Repeat every line of the data exactly, but not the pictures.
— START Stored data —
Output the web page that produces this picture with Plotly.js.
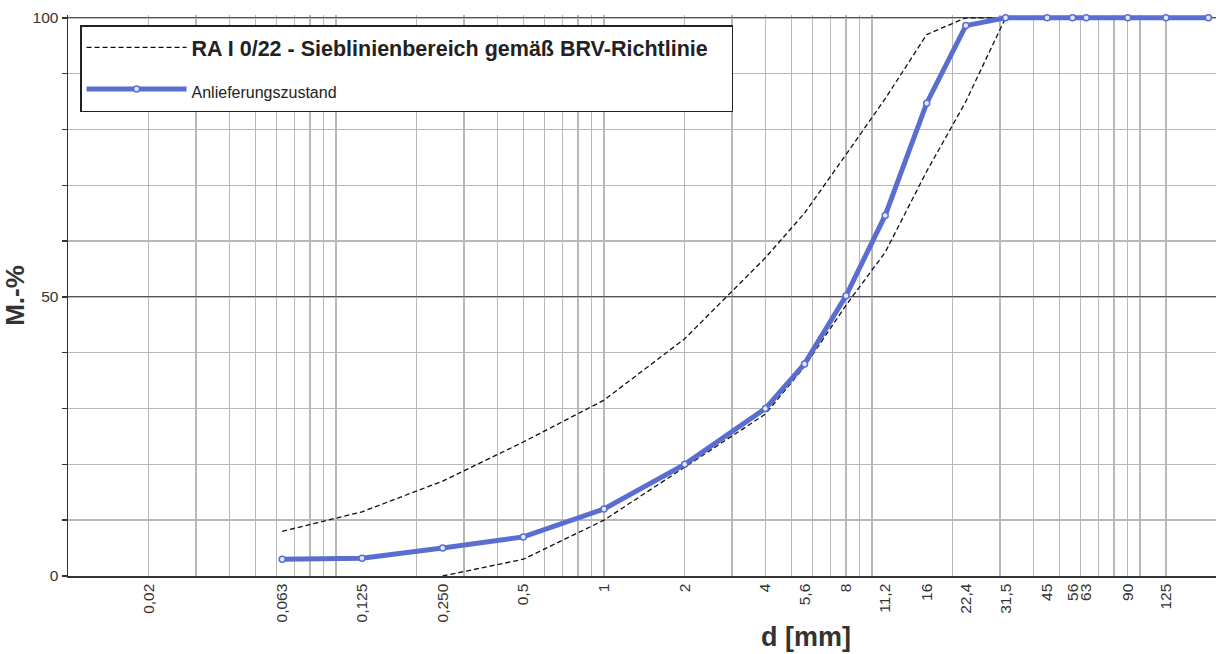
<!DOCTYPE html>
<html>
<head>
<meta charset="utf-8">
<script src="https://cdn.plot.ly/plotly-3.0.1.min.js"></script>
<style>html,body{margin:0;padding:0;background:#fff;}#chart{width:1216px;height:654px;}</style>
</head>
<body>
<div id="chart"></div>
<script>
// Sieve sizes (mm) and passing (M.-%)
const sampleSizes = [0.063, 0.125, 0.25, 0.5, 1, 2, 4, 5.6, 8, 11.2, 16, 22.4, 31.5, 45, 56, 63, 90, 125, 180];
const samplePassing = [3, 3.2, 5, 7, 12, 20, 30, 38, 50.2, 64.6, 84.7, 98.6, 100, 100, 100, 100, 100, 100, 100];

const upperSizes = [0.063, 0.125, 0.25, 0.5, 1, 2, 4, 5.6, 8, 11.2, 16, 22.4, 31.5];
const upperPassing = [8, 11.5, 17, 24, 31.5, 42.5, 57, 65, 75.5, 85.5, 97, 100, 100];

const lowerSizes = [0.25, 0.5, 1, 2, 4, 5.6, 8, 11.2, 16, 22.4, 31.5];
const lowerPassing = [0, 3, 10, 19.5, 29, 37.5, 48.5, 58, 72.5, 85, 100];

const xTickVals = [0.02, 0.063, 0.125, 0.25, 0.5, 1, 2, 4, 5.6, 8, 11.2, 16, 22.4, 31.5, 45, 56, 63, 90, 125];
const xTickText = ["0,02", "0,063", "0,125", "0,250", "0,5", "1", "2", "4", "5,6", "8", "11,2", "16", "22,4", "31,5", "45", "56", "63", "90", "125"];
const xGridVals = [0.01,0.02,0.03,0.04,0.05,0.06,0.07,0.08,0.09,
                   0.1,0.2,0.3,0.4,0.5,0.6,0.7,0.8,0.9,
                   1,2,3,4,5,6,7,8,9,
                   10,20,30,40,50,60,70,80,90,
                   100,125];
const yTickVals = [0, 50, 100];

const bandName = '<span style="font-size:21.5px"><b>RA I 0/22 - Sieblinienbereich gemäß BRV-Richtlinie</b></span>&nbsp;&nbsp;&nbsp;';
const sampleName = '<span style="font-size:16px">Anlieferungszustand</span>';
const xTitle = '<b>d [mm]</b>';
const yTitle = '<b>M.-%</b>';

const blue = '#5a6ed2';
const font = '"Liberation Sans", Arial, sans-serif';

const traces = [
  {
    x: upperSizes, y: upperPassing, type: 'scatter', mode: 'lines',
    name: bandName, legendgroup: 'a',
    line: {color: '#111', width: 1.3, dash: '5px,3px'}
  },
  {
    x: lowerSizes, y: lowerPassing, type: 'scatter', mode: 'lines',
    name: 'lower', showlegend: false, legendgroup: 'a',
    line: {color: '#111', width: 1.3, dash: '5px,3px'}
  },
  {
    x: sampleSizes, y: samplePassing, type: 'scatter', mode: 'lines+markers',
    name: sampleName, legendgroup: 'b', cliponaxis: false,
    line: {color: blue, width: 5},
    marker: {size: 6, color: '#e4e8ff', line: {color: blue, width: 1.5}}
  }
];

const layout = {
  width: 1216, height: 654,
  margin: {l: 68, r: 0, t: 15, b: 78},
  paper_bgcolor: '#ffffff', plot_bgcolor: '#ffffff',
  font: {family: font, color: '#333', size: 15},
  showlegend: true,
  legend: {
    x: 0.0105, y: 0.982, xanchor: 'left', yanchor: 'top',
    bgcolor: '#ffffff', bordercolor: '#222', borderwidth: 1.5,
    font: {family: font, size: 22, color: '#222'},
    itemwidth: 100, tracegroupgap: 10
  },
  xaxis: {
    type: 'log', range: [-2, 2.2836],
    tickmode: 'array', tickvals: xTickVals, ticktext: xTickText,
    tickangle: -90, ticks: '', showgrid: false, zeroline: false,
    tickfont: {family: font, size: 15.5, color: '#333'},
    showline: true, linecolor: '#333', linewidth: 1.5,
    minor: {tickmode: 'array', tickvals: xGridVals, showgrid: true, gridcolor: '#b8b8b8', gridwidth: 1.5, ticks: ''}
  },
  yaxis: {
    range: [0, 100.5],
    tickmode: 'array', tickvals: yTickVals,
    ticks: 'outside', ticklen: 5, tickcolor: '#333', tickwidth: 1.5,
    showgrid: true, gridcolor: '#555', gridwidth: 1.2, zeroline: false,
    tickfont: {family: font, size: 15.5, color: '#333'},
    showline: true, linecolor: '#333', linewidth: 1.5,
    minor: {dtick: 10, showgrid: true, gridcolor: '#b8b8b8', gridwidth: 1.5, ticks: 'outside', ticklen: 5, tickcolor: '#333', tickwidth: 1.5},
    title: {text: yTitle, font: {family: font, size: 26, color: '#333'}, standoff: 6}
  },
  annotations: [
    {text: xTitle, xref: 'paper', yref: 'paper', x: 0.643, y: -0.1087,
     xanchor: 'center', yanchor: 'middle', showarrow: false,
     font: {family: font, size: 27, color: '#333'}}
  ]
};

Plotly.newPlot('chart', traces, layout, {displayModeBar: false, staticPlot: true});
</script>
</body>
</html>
— END Stored data —
• [Result of this exercise]:
Output the web page that produces this picture with Plotly.js.
<!DOCTYPE html>
<html>
<head>
<meta charset="utf-8">
<script src="https://cdn.plot.ly/plotly-3.0.1.min.js"></script>
<style>html,body{margin:0;padding:0;background:#fff;}#chart{width:1216px;height:654px;}</style>
</head>
<body>
<div id="chart"></div>
<script>
// Sieve sizes (mm) and passing (M.-%)
const sampleSizes = [0.063, 0.125, 0.25, 0.5, 1, 2, 4, 5.6, 8, 11.2, 16, 22.4, 31.5, 45, 56, 63, 90, 125, 180];
const samplePassing = [3, 3.2, 5, 7, 12, 20, 30, 38, 50.2, 64.6, 84.7, 98.6, 100, 100, 100, 100, 100, 100, 100];

const upperSizes = [0.063, 0.125, 0.25, 0.5, 1, 2, 4, 5.6, 8, 11.2, 16, 22.4, 31.5];
const upperPassing = [8, 11.5, 17, 24, 31.5, 42.5, 57, 65, 75.5, 85.5, 97, 100, 100];

const lowerSizes = [0.25, 0.5, 1, 2, 4, 5.6, 8, 11.2, 16, 22.4, 31.5];
const lowerPassing = [0, 3, 10, 19.5, 29, 37.5, 48.5, 58, 72.5, 85, 100];

const xTickVals = [0.02, 0.063, 0.125, 0.25, 0.5, 1, 2, 4, 5.6, 8, 11.2, 16, 22.4, 31.5, 45, 56, 63, 90, 125];
const xTickText = ["0,02", "0,063", "0,125", "0,250", "0,5", "1", "2", "4", "5,6", "8", "11,2", "16", "22,4", "31,5", "45", "56", "63", "90", "125"];
const xGridVals = [0.01,0.02,0.03,0.04,0.05,0.06,0.07,0.08,0.09,
                   0.1,0.2,0.3,0.4,0.5,0.6,0.7,0.8,0.9,
                   1,2,3,4,5,6,7,8,9,
                   10,20,30,40,50,60,70,80,90,
                   100,125];
const yTickVals = [0, 50, 100];

const bandName = '<span style="font-size:21.5px"><b>RA I 0/22 - Sieblinienbereich gemäß BRV-Richtlinie</b></span>&nbsp;&nbsp;&nbsp;';
const sampleName = '<span style="font-size:16px">Anlieferungszustand</span>';
const xTitle = '<b>d [mm]</b>';
const yTitle = '<b>M.-%</b>';

const blue = '#5a6ed2';
const font = '"Liberation Sans", Arial, sans-serif';

const traces = [
  {
    x: upperSizes, y: upperPassing, type: 'scatter', mode: 'lines',
    name: bandName, legendgroup: 'a',
    line: {color: '#111', width: 1.3, dash: '5px,3px'}
  },
  {
    x: lowerSizes, y: lowerPassing, type: 'scatter', mode: 'lines',
    name: 'lower', showlegend: false, legendgroup: 'a',
    line: {color: '#111', width: 1.3, dash: '5px,3px'}
  },
  {
    x: sampleSizes, y: samplePassing, type: 'scatter', mode: 'lines+markers',
    name: sampleName, legendgroup: 'b', cliponaxis: false,
    line: {color: blue, width: 5},
    marker: {size: 6, color: '#e4e8ff', line: {color: blue, width: 1.5}}
  }
];

const layout = {
  width: 1216, height: 654,
  margin: {l: 68, r: 0, t: 15, b: 78},
  paper_bgcolor: '#ffffff', plot_bgcolor: '#ffffff',
  font: {family: font, color: '#333', size: 15},
  showlegend: true,
  legend: {
    x: 0.0105, y: 0.982, xanchor: 'left', yanchor: 'top',
    bgcolor: '#ffffff', bordercolor: '#222', borderwidth: 1.5,
    font: {family: font, size: 22, color: '#222'},
    itemwidth: 100, tracegroupgap: 10
  },
  xaxis: {
    type: 'log', range: [-2, 2.2836],
    tickmode: 'array', tickvals: xTickVals, ticktext: xTickText,
    tickangle: -90, ticks: '', showgrid: false, zeroline: false,
    tickfont: {family: font, size: 15.5, color: '#333'},
    showline: true, linecolor: '#333', linewidth: 1.5,
    minor: {tickmode: 'array', tickvals: xGridVals, showgrid: true, gridcolor: '#b8b8b8', gridwidth: 1.5, ticks: ''}
  },
  yaxis: {
    range: [0, 100.5],
    tickmode: 'array', tickvals: yTickVals,
    ticks: 'outside', ticklen: 5, tickcolor: '#333', tickwidth: 1.5,
    showgrid: true, gridcolor: '#555', gridwidth: 1.2, zeroline: false,
    tickfont: {family: font, size: 15.5, color: '#333'},
    showline: true, linecolor: '#333', linewidth: 1.5,
    minor: {dtick: 10, showgrid: true, gridcolor: '#b8b8b8', gridwidth: 1.5, ticks: 'outside', ticklen: 5, tickcolor: '#333', tickwidth: 1.5},
    title: {text: yTitle, font: {family: font, size: 26, color: '#333'}, standoff: 6}
  },
  annotations: [
    {text: xTitle, xref: 'paper', yref: 'paper', x: 0.643, y: -0.1087,
     xanchor: 'center', yanchor: 'middle', showarrow: false,
     font: {family: font, size: 27, color: '#333'}}
  ]
};

Plotly.newPlot('chart', traces, layout, {displayModeBar: false, staticPlot: true});
</script>
</body>
</html>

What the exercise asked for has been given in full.